Saturday, November 24, 2018

James J. Trott: Missionary to the Cherokees, 2

In the fall of 1830, James J. Trott, a Methodist missionary to the Cherokee Indians in Georgia, was immersed into Christ at Overall's Creek, four miles from Murfreesboro, Tennessee.[1] Upon hearing the news of Trott's baptism, Methodist leaders set out to diminish his influence. By that time, he had served among their clergy for nearly a decade. Yet, the next published minutes of the regional Methodist conference included the following note: "James J. Trott, without an appointment." No reason was given.[2]

Trott soon realized that his separation from the Methodists was inevitable. Not only were they refusing to employ him anymore, more importantly, his disagreements with the denomination extended far beyond questions about the proper subject and mode of baptism. In the spring of 1832, he wrote a letter to a Mr. McLeod, Methodist Superintendent of Cherokee Missions. Trott stated that in addition to the practice of sprinkling infants, he had come to reject the authority of all human creeds and the denominational habit of treating human opinions as though they were matters of revealed faith. In particular, he renounced the notion, spelled out in the Methodist book of discipline, that the Lord expected him to adhere to John Wesley's creeds as his standard for teaching. He also rejected the polity of the Methodist Church with its four orders of bishops and five types of tribunals. He concluded his letter by describing his predicament and announcing his decision:
Thus, you see, I am compelled to refrain from preaching what I believe to be the truth, to preach what I cannot believe, to suffer expulsion, or to withdraw. I prefer the latter.[3]
From then on, Trott considered himself a mere Christian and associated with the movement that Alexander Campbell called "the present reformation."

But this change did not dampen his commitment to making disciples among the Cherokee Indians. As noted in the previous post, in the early 1830s, the State of Georgia had brutally persecuted Trott, along with dozens of other missionaries, because he refused to take an oath of loyalty to the state which denied all Indian land claims. Still, according to the Cherokee Census Roll of 1835, he was then still residing in Georgia. According to the census, he lived near Oothcaloga Creek where he owned a mill. The record further indicates that Trott, whose first wife died in 1830, had since remarried, and that the two children from the first marriage were also living with him.[4]
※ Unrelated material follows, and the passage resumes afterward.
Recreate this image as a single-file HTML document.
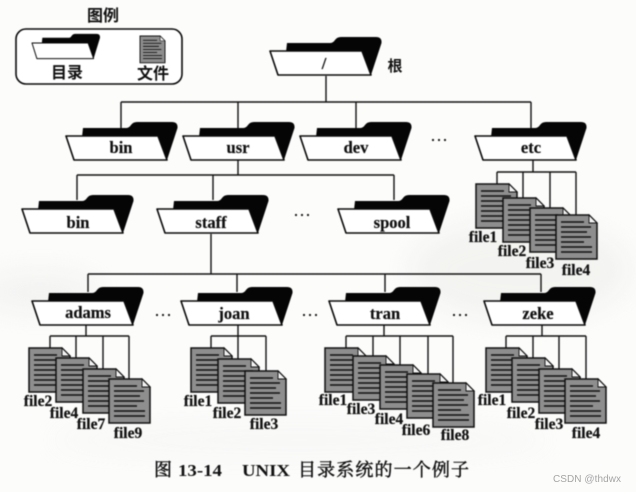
<!DOCTYPE html>
<html lang="zh">
<head>
<meta charset="utf-8">
<style>
html,body{margin:0;padding:0;width:636px;height:492px;overflow:hidden;background:#fcfcfb}
svg{display:block}
.g{filter:blur(.45px)}
.bg{filter:blur(14px)}
text{font-family:"Liberation Serif","Noto Serif CJK SC",serif;font-weight:bold;fill:#111}
.n{font-size:16.500px;text-anchor:middle;stroke:#111;stroke-width:.2}
.f{font-size:15.500px;text-anchor:middle;stroke:#111;stroke-width:.2}
.c{font-size:16px;text-anchor:middle}
.cap{font-size:18px;font-weight:normal;stroke:#111;stroke-width:.45}
.capl{font-size:17px;font-weight:bold}
.l{fill:none;stroke:#111;stroke-width:1.400}
</style>
</head>
<body>
<svg width="636" height="492" viewBox="0 0 636 492" xmlns="http://www.w3.org/2000/svg">
<defs>
<g id="folder">
<path d="M16,1 L17,-8 L60,-8 Q63,-8 65,-11 Q67,-14 71,-14 L106,-14 Q112,-14 111.500,-8 L101,24 L90,0 Z" fill="#050505"/>
<path d="M0,0 L92,0 L101,24 L8,24 Z" fill="#fff" stroke="#0a0a0a" stroke-width="1.600" stroke-linejoin="round"/>
</g>
<g id="file">
<path d="M0,0 L33,0 L41,8 L41,44 L0,44 Z" fill="#8e8e8e" stroke="#111" stroke-width="1.500"/>
<path d="M33,0 L41,8 L33,8 Z" fill="#f2f2f2" stroke="#111" stroke-width=".9"/>
<path d="M5,7 H28 M5,12 H35 M5,17 H31 M5,22 H35 M5,27 H28 M5,32 H36 M5,37 H36" stroke="#111" stroke-width="1.500" fill="none"/>
</g>
</defs>
<g class="bg" fill="#ecece9" opacity=".55">
<ellipse cx="520" cy="270" rx="110" ry="50"/>
<ellipse cx="40" cy="292" rx="60" ry="20"/>
<ellipse cx="300" cy="440" rx="250" ry="18" opacity=".4"/>
</g>
<g class="g">
<rect x="16" y="29" width="166" height="55" rx="10" fill="#fff" stroke="#0a0a0a" stroke-width="1.600"/>
<use href="#folder" transform="translate(32,43) scale(.61,.65)"/>
<use href="#file" transform="translate(140,36) scale(.61)"/>
<text class="c" x="103" y="21" style="font-family:'Noto Sans CJK SC',sans-serif;font-size:16px">图例</text>
<text class="c" x="67" y="78" style="font-family:'Noto Sans CJK SC',sans-serif;font-size:16px">目录</text>
<text class="c" x="153" y="79" style="font-family:'Noto Sans CJK SC',sans-serif;font-size:16px">文件</text>
<text class="c" x="395" y="71" style="font-family:'Noto Sans CJK SC',sans-serif;font-size:15px">根</text>

<path class="l" d="M326,76 V102 M121,102 H531 M121,102 V128 M238,102 V128 M356,102 V128 M531,102 V128"/>
<path class="l" d="M238,160 V175 M77,175 H394 M77,175 V200 M213,175 V200 M394,175 V200"/>
<path class="l" d="M211,234 V274 M88,274 H541 M88,274 V292 M237,274 V292 M385,274 V292 M541,274 V292"/>
<path class="l" d="M533,160 V172 M497,172 H576 M497,172 V185 M523,172 V199 M550,172 V209 M576,172 V217"/>
<path class="l" d="M86,325 V336 M50,336 H129 M50,336 V350 M76,336 V360 M103,336 V371 M129,336 V381"/>
<path class="l" d="M238,325 V359 M211,336 H266 M211,336 V350 M266,336 V373"/>
<path class="l" d="M384,325 V336 M346,336 H453 M346,336 V350 M373,336 V358 M400,336 V367 M428,336 V376 M453,336 V385"/>
<path class="l" d="M542,325 V336 M506,336 H586 M506,336 V350 M533,336 V360 M559,336 V371 M586,336 V381"/>

<use href="#folder" x="270" y="51"/>
<use href="#folder" x="66" y="136"/>
<use href="#folder" x="183" y="136"/>
<use href="#folder" x="300" y="136"/>
<use href="#folder" x="475" y="136"/>
<use href="#folder" x="22" y="209"/>
<use href="#folder" x="157" y="209"/>
<use href="#folder" x="338" y="209"/>
<use href="#folder" x="32" y="301"/>
<use href="#folder" x="181" y="301"/>
<use href="#folder" x="329" y="301"/>
<use href="#folder" x="484" y="301"/>

<text class="n" x="324" y="69">/</text>
<text class="n" x="121" y="153">bin</text>
<text class="n" x="238" y="153">usr</text>
<text class="n" x="356" y="153">dev</text>
<text class="n" x="531" y="153">etc</text>
<text class="n" x="78" y="228">bin</text>
<text class="n" x="211" y="228">staff</text>
<text class="n" x="392" y="228">spool</text>
<text class="n" x="88" y="318">adams</text>
<text class="n" x="234" y="319">joan</text>
<text class="n" x="385" y="319">tran</text>
<text class="n" x="538" y="319">zeke</text>

<g fill="#111">
<circle cx="433" cy="140" r="1.100"/><circle cx="439" cy="140" r="1.100"/><circle cx="445" cy="140" r="1.100"/>
<circle cx="296" cy="215" r="1.100"/><circle cx="302" cy="215" r="1.100"/><circle cx="308" cy="215" r="1.100"/>
<circle cx="157" cy="315" r="1.100"/><circle cx="163" cy="315" r="1.100"/><circle cx="169" cy="315" r="1.100"/>
<circle cx="304" cy="315" r="1.100"/><circle cx="310" cy="315" r="1.100"/><circle cx="316" cy="315" r="1.100"/>
<circle cx="454" cy="315" r="1.100"/><circle cx="460" cy="315" r="1.100"/><circle cx="466" cy="315" r="1.100"/>
</g>

<use href="#file" x="476" y="184"/><use href="#file" x="503" y="198"/><use href="#file" x="530" y="208"/><use href="#file" x="556" y="215"/>
<use href="#file" x="29" y="348"/><use href="#file" x="56" y="358"/><use href="#file" x="83" y="369"/><use href="#file" x="109" y="379"/>
<use href="#file" x="191" y="348"/><use href="#file" x="218" y="359"/><use href="#file" x="245" y="371"/>
<use href="#file" x="325" y="348"/><use href="#file" x="353" y="356"/><use href="#file" x="380" y="365"/><use href="#file" x="407" y="374"/><use href="#file" x="433" y="383"/>
<use href="#file" x="486" y="348"/><use href="#file" x="512" y="358"/><use href="#file" x="539" y="369"/><use href="#file" x="565" y="379"/>

<text class="f" x="483" y="242">file1</text>
<text class="f" x="512" y="256">file2</text>
<text class="f" x="540" y="268">file3</text>
<text class="f" x="576" y="275">file4</text>
<text class="f" x="38" y="406">file2</text>
<text class="f" x="64" y="418">file4</text>
<text class="f" x="91" y="429">file7</text>
<text class="f" x="128" y="438">file9</text>
<text class="f" x="198" y="406">file1</text>
<text class="f" x="227" y="418">file2</text>
<text class="f" x="264" y="429">file3</text>
<text class="f" x="333" y="405">file1</text>
<text class="f" x="361" y="414">file3</text>
<text class="f" x="389" y="424">file4</text>
<text class="f" x="416" y="435">file6</text>
<text class="f" x="455" y="440">file8</text>
<text class="f" x="492" y="405">file1</text>
<text class="f" x="521" y="418">file2</text>
<text class="f" x="549" y="429">file3</text>
<text class="f" x="586" y="438">file4</text>

<text class="cap" x="154" y="476">图</text>
<text class="capl" x="178" y="476" textLength="44" lengthAdjust="spacingAndGlyphs">13-14</text>
<text class="capl" x="242" y="476" textLength="48" lengthAdjust="spacingAndGlyphs">UNIX</text>
<text class="cap" x="298" y="476" textLength="171">目录系统的一个例子</text>
</g>
<text x="553" y="482" style="font-family:'Liberation Sans',sans-serif;font-weight:normal;font-size:10px;fill:#a5a5a5" textLength="68">CSDN @thdwx</text>
</svg>
</body>
</html>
[1] Tolbert Fanning, "James J. Trott: Messenger of the Church of Christ at Franklin College, Tenn., to the Cherokee Nation," Gospel Advocate 11 (March 25, 1869), 271-73.
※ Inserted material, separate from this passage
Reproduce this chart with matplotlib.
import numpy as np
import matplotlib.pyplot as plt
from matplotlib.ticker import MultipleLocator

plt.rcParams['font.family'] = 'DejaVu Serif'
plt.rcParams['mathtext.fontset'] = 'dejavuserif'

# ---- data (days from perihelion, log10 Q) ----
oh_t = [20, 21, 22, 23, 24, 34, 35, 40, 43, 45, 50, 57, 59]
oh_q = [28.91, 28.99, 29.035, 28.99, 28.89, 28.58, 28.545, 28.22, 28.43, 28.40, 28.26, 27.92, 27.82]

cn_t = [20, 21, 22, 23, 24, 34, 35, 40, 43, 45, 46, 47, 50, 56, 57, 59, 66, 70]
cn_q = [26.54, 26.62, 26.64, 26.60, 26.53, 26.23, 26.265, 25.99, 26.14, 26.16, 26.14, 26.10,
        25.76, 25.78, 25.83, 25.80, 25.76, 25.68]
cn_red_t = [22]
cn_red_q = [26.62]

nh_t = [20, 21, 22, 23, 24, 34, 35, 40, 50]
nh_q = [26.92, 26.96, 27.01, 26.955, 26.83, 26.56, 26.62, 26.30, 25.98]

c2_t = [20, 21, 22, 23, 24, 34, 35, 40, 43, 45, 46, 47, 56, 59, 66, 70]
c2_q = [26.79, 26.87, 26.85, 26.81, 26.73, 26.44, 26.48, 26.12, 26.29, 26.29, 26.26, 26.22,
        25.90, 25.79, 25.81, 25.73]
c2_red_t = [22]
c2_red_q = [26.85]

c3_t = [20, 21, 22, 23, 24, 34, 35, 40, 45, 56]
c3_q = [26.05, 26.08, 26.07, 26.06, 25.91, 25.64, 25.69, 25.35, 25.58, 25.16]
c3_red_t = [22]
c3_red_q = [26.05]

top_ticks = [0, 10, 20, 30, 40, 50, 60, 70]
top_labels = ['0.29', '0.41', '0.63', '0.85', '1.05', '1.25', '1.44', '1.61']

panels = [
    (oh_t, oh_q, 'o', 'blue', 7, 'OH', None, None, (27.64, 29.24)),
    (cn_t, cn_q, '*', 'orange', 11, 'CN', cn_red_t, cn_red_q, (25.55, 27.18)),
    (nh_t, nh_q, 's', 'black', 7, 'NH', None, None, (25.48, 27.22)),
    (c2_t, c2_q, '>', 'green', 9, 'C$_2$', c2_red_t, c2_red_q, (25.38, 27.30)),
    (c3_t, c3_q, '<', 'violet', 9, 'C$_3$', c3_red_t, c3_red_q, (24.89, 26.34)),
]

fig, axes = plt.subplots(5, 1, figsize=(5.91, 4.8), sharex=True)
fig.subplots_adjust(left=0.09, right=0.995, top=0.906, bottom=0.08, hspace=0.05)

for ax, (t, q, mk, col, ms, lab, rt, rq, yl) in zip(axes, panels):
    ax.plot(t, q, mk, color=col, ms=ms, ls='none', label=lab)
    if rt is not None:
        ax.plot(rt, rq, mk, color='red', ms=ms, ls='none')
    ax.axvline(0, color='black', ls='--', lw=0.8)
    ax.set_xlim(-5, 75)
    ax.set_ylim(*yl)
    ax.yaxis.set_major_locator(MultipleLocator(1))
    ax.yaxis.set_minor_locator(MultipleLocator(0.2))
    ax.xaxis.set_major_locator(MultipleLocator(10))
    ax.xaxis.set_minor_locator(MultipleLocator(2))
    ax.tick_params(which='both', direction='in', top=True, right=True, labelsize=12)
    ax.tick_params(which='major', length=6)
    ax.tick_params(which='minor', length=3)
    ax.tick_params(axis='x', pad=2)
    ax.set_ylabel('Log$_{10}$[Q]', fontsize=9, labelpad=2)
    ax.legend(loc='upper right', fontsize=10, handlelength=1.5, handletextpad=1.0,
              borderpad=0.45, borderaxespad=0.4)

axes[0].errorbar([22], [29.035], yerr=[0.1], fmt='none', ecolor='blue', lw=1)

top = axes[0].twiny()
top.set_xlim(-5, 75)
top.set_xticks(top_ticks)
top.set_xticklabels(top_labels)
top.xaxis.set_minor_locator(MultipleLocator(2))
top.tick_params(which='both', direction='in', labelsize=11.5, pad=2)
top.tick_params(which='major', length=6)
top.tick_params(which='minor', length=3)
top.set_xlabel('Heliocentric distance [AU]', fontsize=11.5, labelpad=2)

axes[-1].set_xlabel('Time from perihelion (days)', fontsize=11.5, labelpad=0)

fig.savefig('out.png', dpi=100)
[2] James J. Trott, Letter to Alexander Campbell, Millennial Harbinger 3, no. 8 (August 6, 1832), 389.

[3] Ibid., 389-90.

[4] Copies of Manuscripts in the Office of the Superintendent for the Five Civilized Tribes, Muskogee, Oklahoma: Cherokee Census Roll of 1835, Compiled from Original Record selected by Grant Foreman, 14: 224. The entire entry for James J. Trott reads as follows: "Three Cherokees, 1 white marriage; 2 readers of English, they owned a mill; one weaver, 1 spinster, 2 descendants of reservees."